▶ **RECORD SET**:
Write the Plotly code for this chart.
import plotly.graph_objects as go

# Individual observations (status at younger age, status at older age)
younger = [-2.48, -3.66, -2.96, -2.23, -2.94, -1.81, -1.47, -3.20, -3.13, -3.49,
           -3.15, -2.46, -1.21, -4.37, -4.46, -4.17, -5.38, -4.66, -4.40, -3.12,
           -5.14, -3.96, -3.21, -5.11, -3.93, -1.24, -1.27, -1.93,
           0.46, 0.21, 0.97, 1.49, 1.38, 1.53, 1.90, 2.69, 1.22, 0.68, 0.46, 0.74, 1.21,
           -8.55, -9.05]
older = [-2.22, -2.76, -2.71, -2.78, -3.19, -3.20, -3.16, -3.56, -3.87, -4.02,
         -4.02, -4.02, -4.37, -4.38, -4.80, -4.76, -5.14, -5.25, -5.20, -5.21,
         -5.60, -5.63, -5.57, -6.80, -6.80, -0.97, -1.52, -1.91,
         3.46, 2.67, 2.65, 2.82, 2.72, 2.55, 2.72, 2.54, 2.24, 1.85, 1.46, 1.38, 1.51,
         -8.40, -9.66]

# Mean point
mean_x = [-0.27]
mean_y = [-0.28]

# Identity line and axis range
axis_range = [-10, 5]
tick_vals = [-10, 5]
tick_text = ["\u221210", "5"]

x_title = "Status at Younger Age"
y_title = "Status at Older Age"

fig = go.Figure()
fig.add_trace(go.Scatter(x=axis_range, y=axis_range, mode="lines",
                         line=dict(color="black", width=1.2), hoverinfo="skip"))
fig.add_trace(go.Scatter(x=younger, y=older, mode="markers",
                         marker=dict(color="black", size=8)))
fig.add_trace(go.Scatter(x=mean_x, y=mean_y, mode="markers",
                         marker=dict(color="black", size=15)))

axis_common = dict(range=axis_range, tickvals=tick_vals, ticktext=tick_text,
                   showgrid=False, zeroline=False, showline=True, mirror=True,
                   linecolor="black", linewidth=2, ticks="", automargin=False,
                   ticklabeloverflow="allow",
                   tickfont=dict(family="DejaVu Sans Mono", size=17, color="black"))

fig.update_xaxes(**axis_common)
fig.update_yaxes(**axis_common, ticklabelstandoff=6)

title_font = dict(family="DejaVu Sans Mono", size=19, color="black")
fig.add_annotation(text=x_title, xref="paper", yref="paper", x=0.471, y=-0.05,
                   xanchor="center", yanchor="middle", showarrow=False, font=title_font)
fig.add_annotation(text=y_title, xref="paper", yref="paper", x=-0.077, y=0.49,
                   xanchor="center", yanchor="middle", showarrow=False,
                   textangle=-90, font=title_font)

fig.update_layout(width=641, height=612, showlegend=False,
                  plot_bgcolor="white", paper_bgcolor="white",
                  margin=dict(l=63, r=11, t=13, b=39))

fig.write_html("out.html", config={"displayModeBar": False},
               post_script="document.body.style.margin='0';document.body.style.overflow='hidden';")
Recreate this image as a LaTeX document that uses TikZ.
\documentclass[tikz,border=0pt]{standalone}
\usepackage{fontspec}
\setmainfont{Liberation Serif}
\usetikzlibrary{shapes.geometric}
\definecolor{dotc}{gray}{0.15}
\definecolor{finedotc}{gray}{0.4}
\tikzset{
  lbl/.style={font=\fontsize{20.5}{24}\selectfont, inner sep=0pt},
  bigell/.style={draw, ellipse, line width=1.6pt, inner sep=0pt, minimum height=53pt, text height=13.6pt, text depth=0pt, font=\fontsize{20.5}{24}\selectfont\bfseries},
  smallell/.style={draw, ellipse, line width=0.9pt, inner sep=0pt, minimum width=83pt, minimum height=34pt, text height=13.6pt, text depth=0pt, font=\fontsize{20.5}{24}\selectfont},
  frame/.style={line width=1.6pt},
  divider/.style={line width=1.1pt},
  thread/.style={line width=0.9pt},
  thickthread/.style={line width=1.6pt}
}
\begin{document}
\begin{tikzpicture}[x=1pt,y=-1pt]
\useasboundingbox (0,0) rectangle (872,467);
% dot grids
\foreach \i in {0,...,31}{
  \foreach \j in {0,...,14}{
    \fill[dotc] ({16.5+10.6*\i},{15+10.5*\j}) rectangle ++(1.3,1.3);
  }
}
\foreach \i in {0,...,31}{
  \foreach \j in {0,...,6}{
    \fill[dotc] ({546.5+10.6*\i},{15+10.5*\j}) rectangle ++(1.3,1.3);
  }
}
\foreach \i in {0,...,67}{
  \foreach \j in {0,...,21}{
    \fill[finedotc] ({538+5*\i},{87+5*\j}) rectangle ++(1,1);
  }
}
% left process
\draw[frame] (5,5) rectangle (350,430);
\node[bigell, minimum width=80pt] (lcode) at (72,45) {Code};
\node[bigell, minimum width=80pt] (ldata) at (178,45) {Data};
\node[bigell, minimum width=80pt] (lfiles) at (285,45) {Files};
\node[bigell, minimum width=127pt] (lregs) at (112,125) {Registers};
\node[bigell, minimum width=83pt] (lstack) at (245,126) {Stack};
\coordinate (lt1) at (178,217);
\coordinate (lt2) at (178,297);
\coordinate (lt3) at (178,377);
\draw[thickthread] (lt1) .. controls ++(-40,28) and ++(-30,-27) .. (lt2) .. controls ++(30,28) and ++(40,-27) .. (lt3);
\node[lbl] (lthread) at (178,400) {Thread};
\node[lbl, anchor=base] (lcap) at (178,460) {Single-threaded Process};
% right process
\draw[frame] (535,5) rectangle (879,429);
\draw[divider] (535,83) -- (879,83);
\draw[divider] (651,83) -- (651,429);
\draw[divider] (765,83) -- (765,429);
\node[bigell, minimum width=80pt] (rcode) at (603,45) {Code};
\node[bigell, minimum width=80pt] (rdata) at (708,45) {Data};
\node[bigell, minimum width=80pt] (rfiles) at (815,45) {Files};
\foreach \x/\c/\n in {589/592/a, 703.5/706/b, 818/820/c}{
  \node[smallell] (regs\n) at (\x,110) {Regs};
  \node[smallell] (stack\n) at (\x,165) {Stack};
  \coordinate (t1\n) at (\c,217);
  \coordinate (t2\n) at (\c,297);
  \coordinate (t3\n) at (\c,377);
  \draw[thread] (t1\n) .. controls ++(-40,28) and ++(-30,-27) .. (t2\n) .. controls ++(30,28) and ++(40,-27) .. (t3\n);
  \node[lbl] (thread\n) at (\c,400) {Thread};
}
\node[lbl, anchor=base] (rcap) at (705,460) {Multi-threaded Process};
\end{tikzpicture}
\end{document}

▶ **PROBLEM DESCRIPTION**:
Write out exactly the lines from the start of the material through the line with "mean_y = [-0.28]". No other output is expected.

▶ **TASK OUTPUT**:
Write the Plotly code for this chart.
import plotly.graph_objects as go

# Individual observations (status at younger age, status at older age)
younger = [-2.48, -3.66, -2.96, -2.23, -2.94, -1.81, -1.47, -3.20, -3.13, -3.49,
           -3.15, -2.46, -1.21, -4.37, -4.46, -4.17, -5.38, -4.66, -4.40, -3.12,
           -5.14, -3.96, -3.21, -5.11, -3.93, -1.24, -1.27, -1.93,
           0.46, 0.21, 0.97, 1.49, 1.38, 1.53, 1.90, 2.69, 1.22, 0.68, 0.46, 0.74, 1.21,
           -8.55, -9.05]
older = [-2.22, -2.76, -2.71, -2.78, -3.19, -3.20, -3.16, -3.56, -3.87, -4.02,
         -4.02, -4.02, -4.37, -4.38, -4.80, -4.76, -5.14, -5.25, -5.20, -5.21,
         -5.60, -5.63, -5.57, -6.80, -6.80, -0.97, -1.52, -1.91,
         3.46, 2.67, 2.65, 2.82, 2.72, 2.55, 2.72, 2.54, 2.24, 1.85, 1.46, 1.38, 1.51,
         -8.40, -9.66]

# Mean point
mean_x = [-0.27]
mean_y = [-0.28]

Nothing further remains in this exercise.